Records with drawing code
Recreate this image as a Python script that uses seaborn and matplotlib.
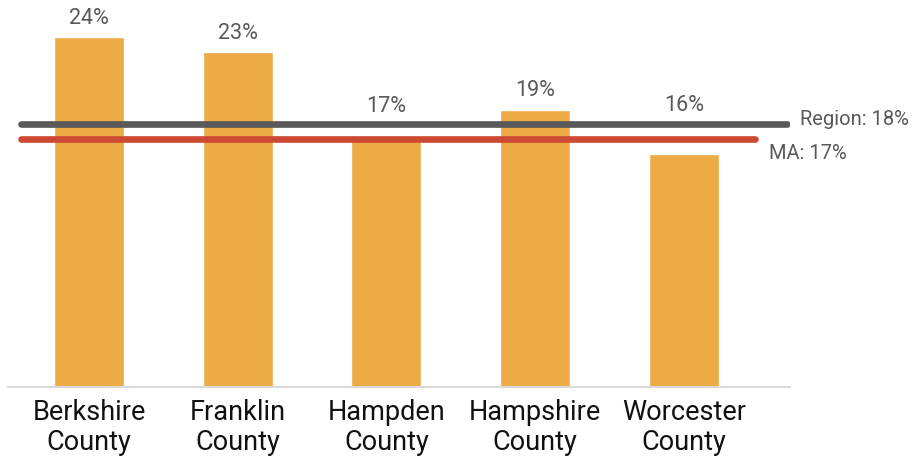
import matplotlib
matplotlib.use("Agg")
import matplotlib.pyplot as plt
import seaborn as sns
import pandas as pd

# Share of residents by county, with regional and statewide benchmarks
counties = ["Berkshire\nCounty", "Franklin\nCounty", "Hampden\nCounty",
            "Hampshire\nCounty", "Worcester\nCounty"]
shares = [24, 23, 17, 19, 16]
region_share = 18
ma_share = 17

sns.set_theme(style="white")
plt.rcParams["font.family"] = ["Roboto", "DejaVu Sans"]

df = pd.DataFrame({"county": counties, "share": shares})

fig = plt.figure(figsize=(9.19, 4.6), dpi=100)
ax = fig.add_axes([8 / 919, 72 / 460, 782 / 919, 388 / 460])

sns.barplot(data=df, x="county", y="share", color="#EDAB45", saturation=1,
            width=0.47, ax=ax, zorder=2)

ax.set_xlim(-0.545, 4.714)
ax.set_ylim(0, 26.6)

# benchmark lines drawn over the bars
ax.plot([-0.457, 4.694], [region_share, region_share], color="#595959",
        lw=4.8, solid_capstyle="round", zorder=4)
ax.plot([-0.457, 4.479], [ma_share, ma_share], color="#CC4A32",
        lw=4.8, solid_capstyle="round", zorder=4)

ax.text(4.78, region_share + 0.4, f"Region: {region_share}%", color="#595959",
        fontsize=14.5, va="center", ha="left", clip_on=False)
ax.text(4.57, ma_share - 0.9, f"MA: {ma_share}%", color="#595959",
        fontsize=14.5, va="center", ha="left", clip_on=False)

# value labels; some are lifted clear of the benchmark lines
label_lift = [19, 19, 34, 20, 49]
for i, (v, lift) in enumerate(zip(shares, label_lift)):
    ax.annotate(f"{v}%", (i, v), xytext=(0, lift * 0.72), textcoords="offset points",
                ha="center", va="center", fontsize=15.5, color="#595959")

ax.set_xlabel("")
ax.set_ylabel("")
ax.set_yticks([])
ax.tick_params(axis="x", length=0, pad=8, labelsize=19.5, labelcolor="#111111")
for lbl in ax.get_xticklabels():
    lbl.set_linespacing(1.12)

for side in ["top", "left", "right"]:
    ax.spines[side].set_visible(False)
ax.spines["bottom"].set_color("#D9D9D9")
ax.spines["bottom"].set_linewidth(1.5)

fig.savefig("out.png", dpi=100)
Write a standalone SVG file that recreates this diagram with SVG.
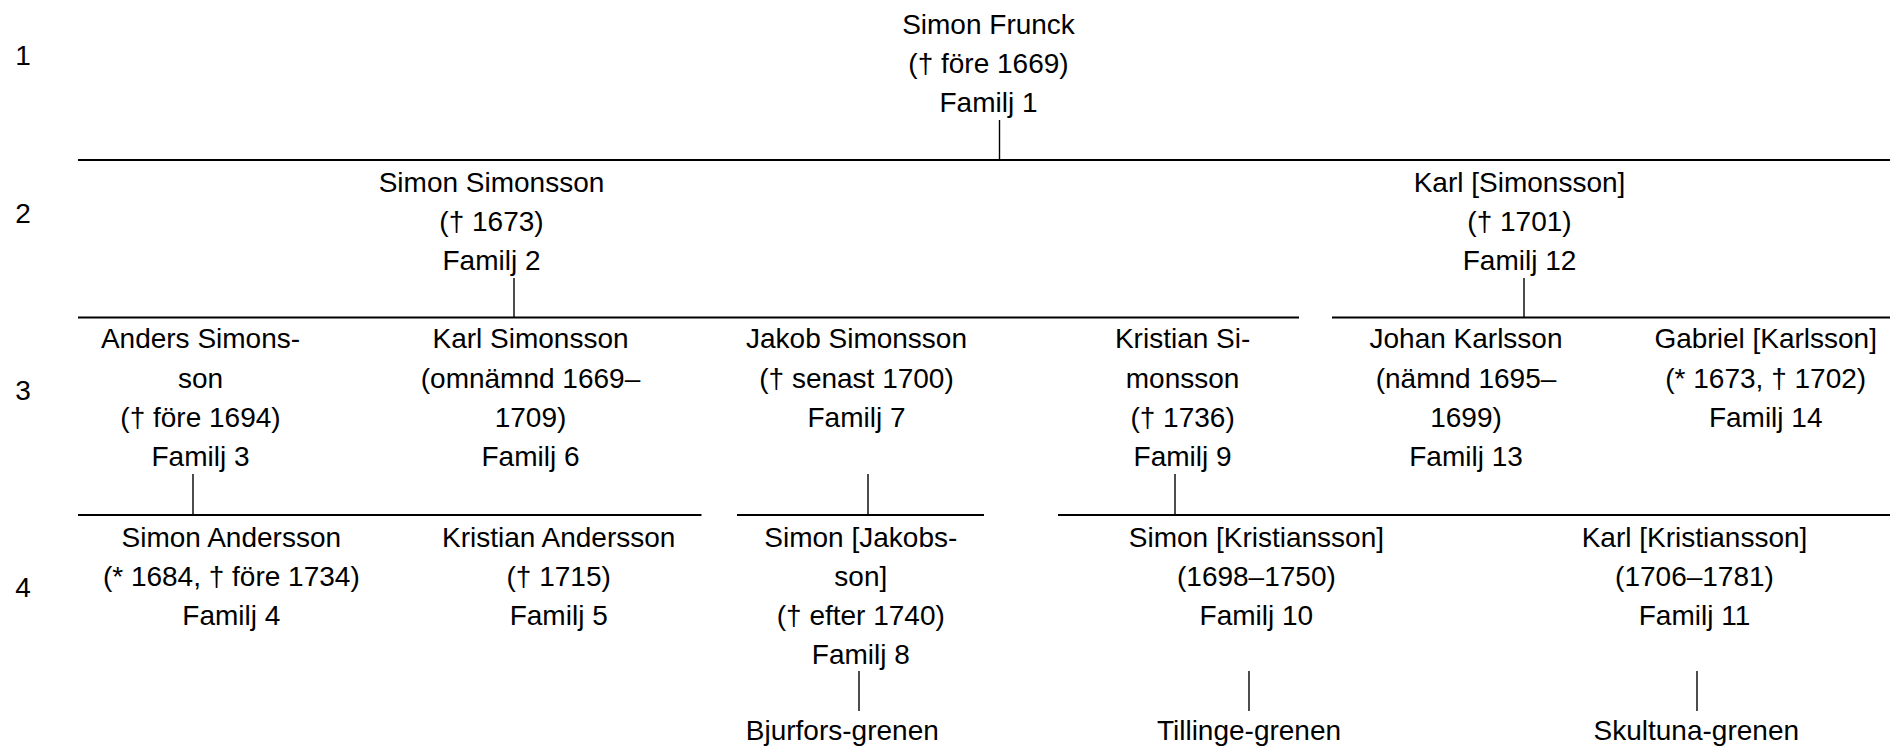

- **Exercise task**
Print each of the records above exactly as written, leaving no picture in the copy.

- **Task result**
Recreate this image as a Python script that uses seaborn and matplotlib.
import matplotlib
matplotlib.use("Agg")
import matplotlib.pyplot as plt
import seaborn as sns
import pandas as pd

# Share of residents by county, with regional and statewide benchmarks
counties = ["Berkshire\nCounty", "Franklin\nCounty", "Hampden\nCounty",
            "Hampshire\nCounty", "Worcester\nCounty"]
shares = [24, 23, 17, 19, 16]
region_share = 18
ma_share = 17

sns.set_theme(style="white")
plt.rcParams["font.family"] = ["Roboto", "DejaVu Sans"]

df = pd.DataFrame({"county": counties, "share": shares})

fig = plt.figure(figsize=(9.19, 4.6), dpi=100)
ax = fig.add_axes([8 / 919, 72 / 460, 782 / 919, 388 / 460])

sns.barplot(data=df, x="county", y="share", color="#EDAB45", saturation=1,
            width=0.47, ax=ax, zorder=2)

ax.set_xlim(-0.545, 4.714)
ax.set_ylim(0, 26.6)

# benchmark lines drawn over the bars
ax.plot([-0.457, 4.694], [region_share, region_share], color="#595959",
        lw=4.8, solid_capstyle="round", zorder=4)
ax.plot([-0.457, 4.479], [ma_share, ma_share], color="#CC4A32",
        lw=4.8, solid_capstyle="round", zorder=4)

ax.text(4.78, region_share + 0.4, f"Region: {region_share}%", color="#595959",
        fontsize=14.5, va="center", ha="left", clip_on=False)
ax.text(4.57, ma_share - 0.9, f"MA: {ma_share}%", color="#595959",
        fontsize=14.5, va="center", ha="left", clip_on=False)

# value labels; some are lifted clear of the benchmark lines
label_lift = [19, 19, 34, 20, 49]
for i, (v, lift) in enumerate(zip(shares, label_lift)):
    ax.annotate(f"{v}%", (i, v), xytext=(0, lift * 0.72), textcoords="offset points",
                ha="center", va="center", fontsize=15.5, color="#595959")

ax.set_xlabel("")
ax.set_ylabel("")
ax.set_yticks([])
ax.tick_params(axis="x", length=0, pad=8, labelsize=19.5, labelcolor="#111111")
for lbl in ax.get_xticklabels():
    lbl.set_linespacing(1.12)

for side in ["top", "left", "right"]:
    ax.spines[side].set_visible(False)
ax.spines["bottom"].set_color("#D9D9D9")
ax.spines["bottom"].set_linewidth(1.5)

fig.savefig("out.png", dpi=100)
Write a standalone SVG file that recreates this diagram with SVG.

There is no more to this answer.